GIVEN TASK. Take the material and output all of it exactly.

SOURCE DATA.

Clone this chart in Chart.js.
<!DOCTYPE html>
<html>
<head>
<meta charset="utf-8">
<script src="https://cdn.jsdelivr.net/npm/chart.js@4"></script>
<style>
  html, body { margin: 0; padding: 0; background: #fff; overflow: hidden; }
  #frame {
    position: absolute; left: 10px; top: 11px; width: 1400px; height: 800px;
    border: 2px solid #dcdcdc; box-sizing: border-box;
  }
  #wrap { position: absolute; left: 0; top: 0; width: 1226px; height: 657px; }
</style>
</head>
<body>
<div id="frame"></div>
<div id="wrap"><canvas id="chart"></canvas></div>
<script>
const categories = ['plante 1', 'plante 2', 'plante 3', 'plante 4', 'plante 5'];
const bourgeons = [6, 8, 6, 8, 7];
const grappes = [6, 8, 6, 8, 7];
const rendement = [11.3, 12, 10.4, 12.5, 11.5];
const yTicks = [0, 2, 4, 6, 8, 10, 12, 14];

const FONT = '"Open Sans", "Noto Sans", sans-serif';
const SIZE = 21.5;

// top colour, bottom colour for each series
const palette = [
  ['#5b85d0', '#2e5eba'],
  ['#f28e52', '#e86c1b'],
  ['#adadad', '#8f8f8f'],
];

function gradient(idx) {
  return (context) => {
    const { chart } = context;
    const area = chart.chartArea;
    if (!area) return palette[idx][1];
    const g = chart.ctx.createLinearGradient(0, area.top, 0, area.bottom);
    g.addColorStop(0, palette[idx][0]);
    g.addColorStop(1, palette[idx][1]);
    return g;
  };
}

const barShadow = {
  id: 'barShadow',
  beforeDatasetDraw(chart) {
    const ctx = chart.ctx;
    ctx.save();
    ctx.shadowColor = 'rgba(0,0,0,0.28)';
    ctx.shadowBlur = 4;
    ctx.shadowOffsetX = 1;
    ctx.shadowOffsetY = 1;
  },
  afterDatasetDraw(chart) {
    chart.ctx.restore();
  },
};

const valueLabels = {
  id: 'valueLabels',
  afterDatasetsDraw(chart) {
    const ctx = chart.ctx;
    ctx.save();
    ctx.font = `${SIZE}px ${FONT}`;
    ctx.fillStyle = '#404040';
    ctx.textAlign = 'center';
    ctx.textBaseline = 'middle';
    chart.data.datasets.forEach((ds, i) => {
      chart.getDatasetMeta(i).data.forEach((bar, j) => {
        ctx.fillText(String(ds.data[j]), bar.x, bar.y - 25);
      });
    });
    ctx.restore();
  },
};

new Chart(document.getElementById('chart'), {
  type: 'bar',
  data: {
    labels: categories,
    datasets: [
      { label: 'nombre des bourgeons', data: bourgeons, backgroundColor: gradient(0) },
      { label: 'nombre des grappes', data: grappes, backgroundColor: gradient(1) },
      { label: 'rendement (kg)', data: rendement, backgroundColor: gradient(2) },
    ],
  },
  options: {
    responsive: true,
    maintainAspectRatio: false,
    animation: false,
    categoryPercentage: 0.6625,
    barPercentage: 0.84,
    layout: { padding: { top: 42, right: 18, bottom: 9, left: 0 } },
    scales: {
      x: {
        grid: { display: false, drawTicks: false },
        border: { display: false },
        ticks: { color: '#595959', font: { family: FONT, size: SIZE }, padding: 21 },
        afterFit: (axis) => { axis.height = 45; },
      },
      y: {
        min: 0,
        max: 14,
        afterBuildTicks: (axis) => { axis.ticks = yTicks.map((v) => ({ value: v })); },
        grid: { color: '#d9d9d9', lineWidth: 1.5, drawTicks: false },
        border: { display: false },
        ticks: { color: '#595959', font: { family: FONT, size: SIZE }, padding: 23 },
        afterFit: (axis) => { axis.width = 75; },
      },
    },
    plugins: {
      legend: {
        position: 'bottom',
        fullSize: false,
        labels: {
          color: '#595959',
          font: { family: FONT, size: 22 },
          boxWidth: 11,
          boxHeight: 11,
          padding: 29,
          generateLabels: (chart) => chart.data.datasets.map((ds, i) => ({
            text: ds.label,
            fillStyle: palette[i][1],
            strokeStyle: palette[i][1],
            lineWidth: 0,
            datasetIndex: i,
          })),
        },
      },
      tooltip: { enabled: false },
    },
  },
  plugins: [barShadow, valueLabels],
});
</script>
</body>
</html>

SOLUTION.
Clone this chart in Chart.js.
<!DOCTYPE html>
<html>
<head>
<meta charset="utf-8">
<script src="https://cdn.jsdelivr.net/npm/chart.js@4"></script>
<style>
  html, body { margin: 0; padding: 0; background: #fff; overflow: hidden; }
  #frame {
    position: absolute; left: 10px; top: 11px; width: 1400px; height: 800px;
    border: 2px solid #dcdcdc; box-sizing: border-box;
  }
  #wrap { position: absolute; left: 0; top: 0; width: 1226px; height: 657px; }
</style>
</head>
<body>
<div id="frame"></div>
<div id="wrap"><canvas id="chart"></canvas></div>
<script>
const categories = ['plante 1', 'plante 2', 'plante 3', 'plante 4', 'plante 5'];
const bourgeons = [6, 8, 6, 8, 7];
const grappes = [6, 8, 6, 8, 7];
const rendement = [11.3, 12, 10.4, 12.5, 11.5];
const yTicks = [0, 2, 4, 6, 8, 10, 12, 14];

const FONT = '"Open Sans", "Noto Sans", sans-serif';
const SIZE = 21.5;

// top colour, bottom colour for each series
const palette = [
  ['#5b85d0', '#2e5eba'],
  ['#f28e52', '#e86c1b'],
  ['#adadad', '#8f8f8f'],
];

function gradient(idx) {
  return (context) => {
    const { chart } = context;
    const area = chart.chartArea;
    if (!area) return palette[idx][1];
    const g = chart.ctx.createLinearGradient(0, area.top, 0, area.bottom);
    g.addColorStop(0, palette[idx][0]);
    g.addColorStop(1, palette[idx][1]);
    return g;
  };
}

const barShadow = {
  id: 'barShadow',
  beforeDatasetDraw(chart) {
    const ctx = chart.ctx;
    ctx.save();
    ctx.shadowColor = 'rgba(0,0,0,0.28)';
    ctx.shadowBlur = 4;
    ctx.shadowOffsetX = 1;
    ctx.shadowOffsetY = 1;
  },
  afterDatasetDraw(chart) {
    chart.ctx.restore();
  },
};

const valueLabels = {
  id: 'valueLabels',
  afterDatasetsDraw(chart) {
    const ctx = chart.ctx;
    ctx.save();
    ctx.font = `${SIZE}px ${FONT}`;
    ctx.fillStyle = '#404040';
    ctx.textAlign = 'center';
    ctx.textBaseline = 'middle';
    chart.data.datasets.forEach((ds, i) => {
      chart.getDatasetMeta(i).data.forEach((bar, j) => {
        ctx.fillText(String(ds.data[j]), bar.x, bar.y - 25);
      });
    });
    ctx.restore();
  },
};

new Chart(document.getElementById('chart'), {
  type: 'bar',
  data: {
    labels: categories,
    datasets: [
      { label: 'nombre des bourgeons', data: bourgeons, backgroundColor: gradient(0) },
      { label: 'nombre des grappes', data: grappes, backgroundColor: gradient(1) },
      { label: 'rendement (kg)', data: rendement, backgroundColor: gradient(2) },
    ],
  },
  options: {
    responsive: true,
    maintainAspectRatio: false,
    animation: false,
    categoryPercentage: 0.6625,
    barPercentage: 0.84,
    layout: { padding: { top: 42, right: 18, bottom: 9, left: 0 } },
    scales: {
      x: {
        grid: { display: false, drawTicks: false },
        border: { display: false },
        ticks: { color: '#595959', font: { family: FONT, size: SIZE }, padding: 21 },
        afterFit: (axis) => { axis.height = 45; },
      },
      y: {
        min: 0,
        max: 14,
        afterBuildTicks: (axis) => { axis.ticks = yTicks.map((v) => ({ value: v })); },
        grid: { color: '#d9d9d9', lineWidth: 1.5, drawTicks: false },
        border: { display: false },
        ticks: { color: '#595959', font: { family: FONT, size: SIZE }, padding: 23 },
        afterFit: (axis) => { axis.width = 75; },
      },
    },
    plugins: {
      legend: {
        position: 'bottom',
        fullSize: false,
        labels: {
          color: '#595959',
          font: { family: FONT, size: 22 },
          boxWidth: 11,
          boxHeight: 11,
          padding: 29,
          generateLabels: (chart) => chart.data.datasets.map((ds, i) => ({
            text: ds.label,
            fillStyle: palette[i][1],
            strokeStyle: palette[i][1],
            lineWidth: 0,
            datasetIndex: i,
          })),
        },
      },
      tooltip: { enabled: false },
    },
  },
  plugins: [barShadow, valueLabels],
});
</script>
</body>
</html>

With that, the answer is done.